(To be done): Records follow. Copy every line with "this".

# # # # #

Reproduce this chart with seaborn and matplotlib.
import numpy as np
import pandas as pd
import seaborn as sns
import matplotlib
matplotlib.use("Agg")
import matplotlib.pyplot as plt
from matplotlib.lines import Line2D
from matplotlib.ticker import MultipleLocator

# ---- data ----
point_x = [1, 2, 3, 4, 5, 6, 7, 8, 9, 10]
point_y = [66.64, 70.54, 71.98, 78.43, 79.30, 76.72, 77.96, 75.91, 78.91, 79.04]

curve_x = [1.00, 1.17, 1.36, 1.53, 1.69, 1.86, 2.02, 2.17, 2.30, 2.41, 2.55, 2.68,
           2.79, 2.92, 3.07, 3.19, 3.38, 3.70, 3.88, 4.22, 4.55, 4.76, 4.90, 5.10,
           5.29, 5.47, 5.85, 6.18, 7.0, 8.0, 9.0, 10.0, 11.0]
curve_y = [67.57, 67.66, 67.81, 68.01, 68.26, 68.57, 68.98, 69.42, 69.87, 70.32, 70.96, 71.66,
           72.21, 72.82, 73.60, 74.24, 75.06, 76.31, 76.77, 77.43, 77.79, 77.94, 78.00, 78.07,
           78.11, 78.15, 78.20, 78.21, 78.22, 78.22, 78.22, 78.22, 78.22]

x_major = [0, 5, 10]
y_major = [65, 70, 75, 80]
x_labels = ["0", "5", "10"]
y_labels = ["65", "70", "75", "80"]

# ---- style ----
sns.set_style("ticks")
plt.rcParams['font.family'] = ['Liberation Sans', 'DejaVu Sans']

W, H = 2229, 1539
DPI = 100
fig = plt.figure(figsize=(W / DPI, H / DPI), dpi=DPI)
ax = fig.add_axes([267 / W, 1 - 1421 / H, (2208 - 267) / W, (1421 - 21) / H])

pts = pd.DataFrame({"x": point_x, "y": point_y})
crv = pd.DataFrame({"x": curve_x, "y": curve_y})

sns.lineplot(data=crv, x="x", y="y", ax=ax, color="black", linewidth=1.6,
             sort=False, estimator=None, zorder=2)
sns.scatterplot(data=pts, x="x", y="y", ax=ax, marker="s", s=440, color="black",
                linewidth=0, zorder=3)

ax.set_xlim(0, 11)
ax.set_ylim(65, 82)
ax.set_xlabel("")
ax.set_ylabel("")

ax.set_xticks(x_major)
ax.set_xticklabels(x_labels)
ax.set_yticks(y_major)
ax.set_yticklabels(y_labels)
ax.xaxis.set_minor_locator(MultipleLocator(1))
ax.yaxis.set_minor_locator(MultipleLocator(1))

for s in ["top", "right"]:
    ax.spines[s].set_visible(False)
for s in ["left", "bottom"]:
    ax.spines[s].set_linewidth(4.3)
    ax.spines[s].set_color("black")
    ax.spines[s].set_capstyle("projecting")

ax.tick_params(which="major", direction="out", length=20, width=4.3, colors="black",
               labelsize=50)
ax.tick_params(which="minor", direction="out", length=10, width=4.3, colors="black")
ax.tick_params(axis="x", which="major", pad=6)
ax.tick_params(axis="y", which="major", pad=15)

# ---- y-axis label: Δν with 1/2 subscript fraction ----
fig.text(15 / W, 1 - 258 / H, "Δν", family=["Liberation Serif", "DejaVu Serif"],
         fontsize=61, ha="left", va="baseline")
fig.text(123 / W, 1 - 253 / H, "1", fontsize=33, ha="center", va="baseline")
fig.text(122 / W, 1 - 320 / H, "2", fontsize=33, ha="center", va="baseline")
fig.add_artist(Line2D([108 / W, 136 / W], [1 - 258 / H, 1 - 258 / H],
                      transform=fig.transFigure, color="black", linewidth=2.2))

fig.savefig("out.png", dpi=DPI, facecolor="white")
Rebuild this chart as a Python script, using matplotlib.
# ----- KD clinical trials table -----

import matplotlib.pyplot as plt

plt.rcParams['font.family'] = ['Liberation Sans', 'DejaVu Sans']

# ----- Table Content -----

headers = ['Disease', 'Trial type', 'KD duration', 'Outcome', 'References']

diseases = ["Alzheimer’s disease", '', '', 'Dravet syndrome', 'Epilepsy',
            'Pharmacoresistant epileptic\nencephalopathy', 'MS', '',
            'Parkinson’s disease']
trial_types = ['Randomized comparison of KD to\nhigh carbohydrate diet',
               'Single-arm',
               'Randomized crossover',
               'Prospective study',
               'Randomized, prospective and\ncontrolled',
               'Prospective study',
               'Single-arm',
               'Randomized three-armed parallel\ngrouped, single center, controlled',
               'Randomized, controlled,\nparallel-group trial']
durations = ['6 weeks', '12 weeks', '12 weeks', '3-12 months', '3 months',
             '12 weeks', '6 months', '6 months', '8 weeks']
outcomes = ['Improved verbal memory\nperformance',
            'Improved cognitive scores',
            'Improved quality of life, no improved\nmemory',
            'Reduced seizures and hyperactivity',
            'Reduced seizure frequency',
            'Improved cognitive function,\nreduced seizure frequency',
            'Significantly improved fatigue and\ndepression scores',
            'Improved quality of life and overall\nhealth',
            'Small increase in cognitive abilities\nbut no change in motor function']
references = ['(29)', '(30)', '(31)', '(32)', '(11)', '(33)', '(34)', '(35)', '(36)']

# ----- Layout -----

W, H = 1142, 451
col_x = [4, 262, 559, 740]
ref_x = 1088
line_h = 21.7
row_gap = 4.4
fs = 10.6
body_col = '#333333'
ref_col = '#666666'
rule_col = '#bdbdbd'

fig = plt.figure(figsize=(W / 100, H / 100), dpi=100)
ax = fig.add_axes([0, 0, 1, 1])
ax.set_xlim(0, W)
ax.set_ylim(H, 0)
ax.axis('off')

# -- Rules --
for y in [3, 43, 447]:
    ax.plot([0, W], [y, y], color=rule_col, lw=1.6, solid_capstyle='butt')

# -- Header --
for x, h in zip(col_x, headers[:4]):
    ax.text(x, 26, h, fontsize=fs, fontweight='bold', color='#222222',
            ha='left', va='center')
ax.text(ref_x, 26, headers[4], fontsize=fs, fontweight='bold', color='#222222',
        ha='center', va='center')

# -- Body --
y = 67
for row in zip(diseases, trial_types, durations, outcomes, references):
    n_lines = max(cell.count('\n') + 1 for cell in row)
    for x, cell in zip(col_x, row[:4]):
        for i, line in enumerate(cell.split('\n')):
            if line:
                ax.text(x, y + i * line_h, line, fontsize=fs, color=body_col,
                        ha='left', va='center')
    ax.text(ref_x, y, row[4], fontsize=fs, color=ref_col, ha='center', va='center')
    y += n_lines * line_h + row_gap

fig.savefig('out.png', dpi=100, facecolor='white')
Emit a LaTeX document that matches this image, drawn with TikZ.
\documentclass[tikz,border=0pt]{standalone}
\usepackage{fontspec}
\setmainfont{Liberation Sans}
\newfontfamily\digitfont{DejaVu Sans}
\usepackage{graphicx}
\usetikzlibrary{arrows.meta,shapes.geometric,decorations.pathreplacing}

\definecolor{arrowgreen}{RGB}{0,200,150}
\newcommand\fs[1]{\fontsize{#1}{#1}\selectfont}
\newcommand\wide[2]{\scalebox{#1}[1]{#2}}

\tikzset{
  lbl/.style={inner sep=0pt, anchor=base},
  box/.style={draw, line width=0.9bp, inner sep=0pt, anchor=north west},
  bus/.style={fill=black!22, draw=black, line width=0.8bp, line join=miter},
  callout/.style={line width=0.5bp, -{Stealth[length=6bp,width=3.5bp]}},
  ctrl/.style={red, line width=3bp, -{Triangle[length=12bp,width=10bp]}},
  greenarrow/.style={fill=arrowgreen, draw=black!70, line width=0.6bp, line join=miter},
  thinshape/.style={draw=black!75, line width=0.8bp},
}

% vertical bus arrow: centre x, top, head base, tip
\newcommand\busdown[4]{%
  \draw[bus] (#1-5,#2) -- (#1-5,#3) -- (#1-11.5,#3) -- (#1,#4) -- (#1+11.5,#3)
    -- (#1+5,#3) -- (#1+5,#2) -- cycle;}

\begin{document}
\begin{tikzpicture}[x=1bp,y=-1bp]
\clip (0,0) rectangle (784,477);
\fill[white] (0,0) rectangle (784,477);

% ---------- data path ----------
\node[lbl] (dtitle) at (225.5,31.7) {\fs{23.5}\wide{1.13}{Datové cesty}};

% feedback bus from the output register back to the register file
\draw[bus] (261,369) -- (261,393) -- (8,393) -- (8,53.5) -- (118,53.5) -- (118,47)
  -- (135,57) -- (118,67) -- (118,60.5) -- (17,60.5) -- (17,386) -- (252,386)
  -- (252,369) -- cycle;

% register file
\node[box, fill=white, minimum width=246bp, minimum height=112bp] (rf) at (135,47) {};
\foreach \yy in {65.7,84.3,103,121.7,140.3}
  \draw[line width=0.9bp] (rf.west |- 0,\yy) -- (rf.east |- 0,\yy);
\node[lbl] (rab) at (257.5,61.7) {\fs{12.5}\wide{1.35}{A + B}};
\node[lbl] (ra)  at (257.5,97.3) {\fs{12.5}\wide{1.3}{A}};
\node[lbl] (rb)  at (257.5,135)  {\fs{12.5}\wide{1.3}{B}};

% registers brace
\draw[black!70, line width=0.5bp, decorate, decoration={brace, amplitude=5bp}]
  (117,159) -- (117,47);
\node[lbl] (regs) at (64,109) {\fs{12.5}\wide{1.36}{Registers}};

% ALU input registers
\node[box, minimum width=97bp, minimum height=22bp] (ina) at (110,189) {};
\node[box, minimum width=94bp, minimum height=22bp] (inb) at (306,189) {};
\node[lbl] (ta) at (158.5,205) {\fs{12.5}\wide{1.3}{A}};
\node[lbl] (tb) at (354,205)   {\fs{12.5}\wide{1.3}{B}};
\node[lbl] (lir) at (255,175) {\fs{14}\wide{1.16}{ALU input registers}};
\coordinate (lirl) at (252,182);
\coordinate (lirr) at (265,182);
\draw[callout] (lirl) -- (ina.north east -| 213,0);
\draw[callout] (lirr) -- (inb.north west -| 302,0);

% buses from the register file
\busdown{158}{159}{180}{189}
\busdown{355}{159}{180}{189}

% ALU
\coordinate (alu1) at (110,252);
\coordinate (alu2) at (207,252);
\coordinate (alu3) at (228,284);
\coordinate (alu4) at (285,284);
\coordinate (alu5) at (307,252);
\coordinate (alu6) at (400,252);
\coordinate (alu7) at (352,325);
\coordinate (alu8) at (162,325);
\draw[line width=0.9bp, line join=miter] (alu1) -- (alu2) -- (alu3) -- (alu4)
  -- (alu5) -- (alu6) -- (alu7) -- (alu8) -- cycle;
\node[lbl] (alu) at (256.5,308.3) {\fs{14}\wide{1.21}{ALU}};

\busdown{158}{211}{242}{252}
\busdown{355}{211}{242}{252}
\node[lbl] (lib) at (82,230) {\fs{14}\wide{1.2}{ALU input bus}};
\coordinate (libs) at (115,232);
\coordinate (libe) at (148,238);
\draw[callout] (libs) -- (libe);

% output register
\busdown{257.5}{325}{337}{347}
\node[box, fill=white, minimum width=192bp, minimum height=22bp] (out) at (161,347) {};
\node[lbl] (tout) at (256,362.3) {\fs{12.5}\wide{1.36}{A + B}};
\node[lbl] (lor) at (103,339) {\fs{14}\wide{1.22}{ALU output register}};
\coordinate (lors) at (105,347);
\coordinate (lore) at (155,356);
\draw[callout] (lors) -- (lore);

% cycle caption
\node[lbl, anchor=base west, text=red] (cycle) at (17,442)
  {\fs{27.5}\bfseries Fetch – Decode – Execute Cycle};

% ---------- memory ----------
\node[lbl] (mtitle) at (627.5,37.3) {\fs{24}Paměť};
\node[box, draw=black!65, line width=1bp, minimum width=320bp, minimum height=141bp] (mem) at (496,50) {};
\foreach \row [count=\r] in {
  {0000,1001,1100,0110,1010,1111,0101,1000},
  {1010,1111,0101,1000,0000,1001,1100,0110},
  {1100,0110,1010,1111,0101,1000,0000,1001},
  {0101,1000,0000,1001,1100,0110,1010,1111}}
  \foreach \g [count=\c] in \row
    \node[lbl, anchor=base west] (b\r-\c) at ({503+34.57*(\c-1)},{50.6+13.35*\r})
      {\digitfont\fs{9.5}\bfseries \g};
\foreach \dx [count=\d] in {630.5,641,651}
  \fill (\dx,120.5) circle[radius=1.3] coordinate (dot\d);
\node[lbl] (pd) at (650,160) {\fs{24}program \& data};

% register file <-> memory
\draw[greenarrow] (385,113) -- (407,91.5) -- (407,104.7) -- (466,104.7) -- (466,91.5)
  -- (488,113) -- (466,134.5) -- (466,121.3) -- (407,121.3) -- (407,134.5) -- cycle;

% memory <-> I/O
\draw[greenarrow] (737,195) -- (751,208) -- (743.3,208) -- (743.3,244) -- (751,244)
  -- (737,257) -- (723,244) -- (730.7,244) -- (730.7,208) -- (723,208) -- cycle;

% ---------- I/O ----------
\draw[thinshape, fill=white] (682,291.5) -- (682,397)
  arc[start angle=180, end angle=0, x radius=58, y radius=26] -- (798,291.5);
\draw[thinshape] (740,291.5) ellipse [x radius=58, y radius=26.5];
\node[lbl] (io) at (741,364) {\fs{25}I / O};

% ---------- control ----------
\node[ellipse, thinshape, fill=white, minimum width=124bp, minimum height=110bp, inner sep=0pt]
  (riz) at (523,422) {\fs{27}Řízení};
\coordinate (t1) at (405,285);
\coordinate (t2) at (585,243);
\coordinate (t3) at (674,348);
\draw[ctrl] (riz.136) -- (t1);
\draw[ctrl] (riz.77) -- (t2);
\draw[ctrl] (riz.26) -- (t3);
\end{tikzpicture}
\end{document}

# # # # #

(Problem solution):
Reproduce this chart with seaborn and matplotlib.
Rebuild this chart as a Python script, using matplotlib.
Emit a LaTeX document that matches this image, drawn with TikZ.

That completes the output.